BF: What do you mean by byproducts?
KA: I had a student who was in the Katrina disaster. I said that must have been a complete nightmare. He said, “Well, everything was really quiet. There were no lights from the city so everything was dark. The stars were way more visible and the sound was really quiet, so you were able to talk to people in a way you hadn’t before.” Any time there’s a disaster or difficult social problem, there’s both complete and utter suffering, but there can also be wonderful things that happen, too.
BF: Do you see art as being able to capture that?
KA: Yes. I'm trying to hold the difficult alongside the beautiful. Certainly using water as a medium is a natural place to be able to do that. There’s something soothing and sensual and beautiful about water. There’s a flood and people die, but then also there’s something beautiful about how light moves through water. I know that it sounds weird to hold those two things at once, but I think that’s what artists are expert at doing.

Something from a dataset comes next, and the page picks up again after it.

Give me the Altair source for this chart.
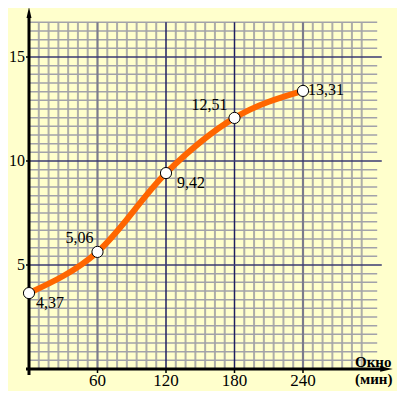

BF: Who is the audience for your abstract paintings? Who are you making them for?
KA: The audience for the abstract paintings is much smaller than the audience for the video and photography. I think that people are drawn to my painting because they are looking for something that is a tonic for mass produced images and text. People want to be taken out of their everyday lives. I know when I go to my kid’s baseball game that’s what I like. I like to be outside, I like watching the pitches. I don’t think about work at all. I'm just having a wonderful experience there. So I think that looking at a painting fulfills a certain human impulse or need. I think people are greedy for escape or a place where they can dwell on things in a deeper way. Because we’re always so fast and sped up. We don’t have a moment to reflect. I think painting offers that moment.